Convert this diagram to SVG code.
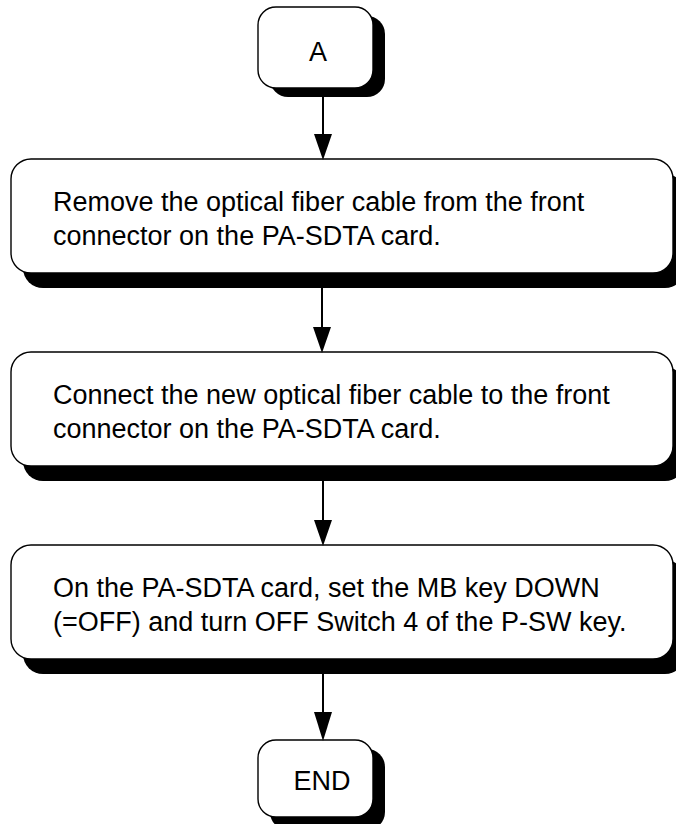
<svg xmlns="http://www.w3.org/2000/svg" width="676" height="824" viewBox="0 0 676 824">
<style>
.sh{fill:#000}
.bx{fill:#fff;stroke:#000;stroke-width:1.4}
.t{font-family:"Liberation Sans",Arial,sans-serif;font-size:27px;fill:#000}
.c{text-anchor:middle}
.ln{stroke:#000;stroke-width:2;fill:none}
.ah{fill:#000}
</style>
<rect width="676" height="824" fill="#fff"/>
<g id="nodeA">
<rect class="sh" x="270" y="16" width="115" height="81" rx="18"/>
<rect class="bx" x="258" y="7" width="115" height="81" rx="18"/>
<text class="t c" x="318" y="61">A</text>
</g>
<g id="step1">
<rect class="sh" x="23" y="174" width="662" height="114" rx="20"/>
<rect class="bx" x="11" y="159" width="662" height="114" rx="20"/>
<text class="t" x="53" y="211">Remove the optical fiber cable from the front</text>
<text class="t" x="53" y="245">connector on the PA-SDTA card.</text>
</g>
<g id="step2">
<rect class="sh" x="23" y="367" width="662" height="114" rx="20"/>
<rect class="bx" x="11" y="352" width="662" height="114" rx="20"/>
<text class="t" x="53" y="404">Connect the new optical fiber cable to the front</text>
<text class="t" x="53" y="438">connector on the PA-SDTA card.</text>
</g>
<g id="step3">
<rect class="sh" x="23" y="560" width="662" height="114" rx="20"/>
<rect class="bx" x="11" y="545" width="662" height="114" rx="20"/>
<text class="t" x="53" y="597">On the PA-SDTA card, set the MB key DOWN</text>
<text class="t" x="53" y="631">(=OFF) and turn OFF Switch 4 of the P-SW key.</text>
</g>
<g id="nodeEND">
<rect class="sh" x="270" y="749" width="115" height="81" rx="18"/>
<rect class="bx" x="258" y="740" width="115" height="77" rx="18"/>
<text class="t c" x="322" y="790">END</text>
</g>
<g id="connectors">
<line class="ln" x1="323" y1="97" x2="323" y2="136"/>
<polygon class="ah" points="314,134 332,134 323,160"/>
<line class="ln" x1="322" y1="288" x2="322" y2="329"/>
<polygon class="ah" points="313,327 331,327 322,353"/>
<line class="ln" x1="323" y1="481" x2="323" y2="522"/>
<polygon class="ah" points="314,520 332,520 323,546"/>
<line class="ln" x1="323" y1="674" x2="323" y2="714"/>
<polygon class="ah" points="314,712 332,712 323,741"/>
</g>
</svg>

» **Short task**
Copy the material exactly. Do not include the pictures.

» **Exercise answer**
Convert this diagram to SVG code.
<svg xmlns="http://www.w3.org/2000/svg" width="676" height="824" viewBox="0 0 676 824">
<style>
.sh{fill:#000}
.bx{fill:#fff;stroke:#000;stroke-width:1.4}
.t{font-family:"Liberation Sans",Arial,sans-serif;font-size:27px;fill:#000}
.c{text-anchor:middle}
.ln{stroke:#000;stroke-width:2;fill:none}
.ah{fill:#000}
</style>
<rect width="676" height="824" fill="#fff"/>
<g id="nodeA">
<rect class="sh" x="270" y="16" width="115" height="81" rx="18"/>
<rect class="bx" x="258" y="7" width="115" height="81" rx="18"/>
<text class="t c" x="318" y="61">A</text>
</g>
<g id="step1">
<rect class="sh" x="23" y="174" width="662" height="114" rx="20"/>
<rect class="bx" x="11" y="159" width="662" height="114" rx="20"/>
<text class="t" x="53" y="211">Remove the optical fiber cable from the front</text>
<text class="t" x="53" y="245">connector on the PA-SDTA card.</text>
</g>
<g id="step2">
<rect class="sh" x="23" y="367" width="662" height="114" rx="20"/>
<rect class="bx" x="11" y="352" width="662" height="114" rx="20"/>
<text class="t" x="53" y="404">Connect the new optical fiber cable to the front</text>
<text class="t" x="53" y="438">connector on the PA-SDTA card.</text>
</g>
<g id="step3">
<rect class="sh" x="23" y="560" width="662" height="114" rx="20"/>
<rect class="bx" x="11" y="545" width="662" height="114" rx="20"/>
<text class="t" x="53" y="597">On the PA-SDTA card, set the MB key DOWN</text>
<text class="t" x="53" y="631">(=OFF) and turn OFF Switch 4 of the P-SW key.</text>
</g>
<g id="nodeEND">
<rect class="sh" x="270" y="749" width="115" height="81" rx="18"/>
<rect class="bx" x="258" y="740" width="115" height="77" rx="18"/>
<text class="t c" x="322" y="790">END</text>
</g>
<g id="connectors">
<line class="ln" x1="323" y1="97" x2="323" y2="136"/>
<polygon class="ah" points="314,134 332,134 323,160"/>
<line class="ln" x1="322" y1="288" x2="322" y2="329"/>
<polygon class="ah" points="313,327 331,327 322,353"/>
<line class="ln" x1="323" y1="481" x2="323" y2="522"/>
<polygon class="ah" points="314,520 332,520 323,546"/>
<line class="ln" x1="323" y1="674" x2="323" y2="714"/>
<polygon class="ah" points="314,712 332,712 323,741"/>
</g>
</svg>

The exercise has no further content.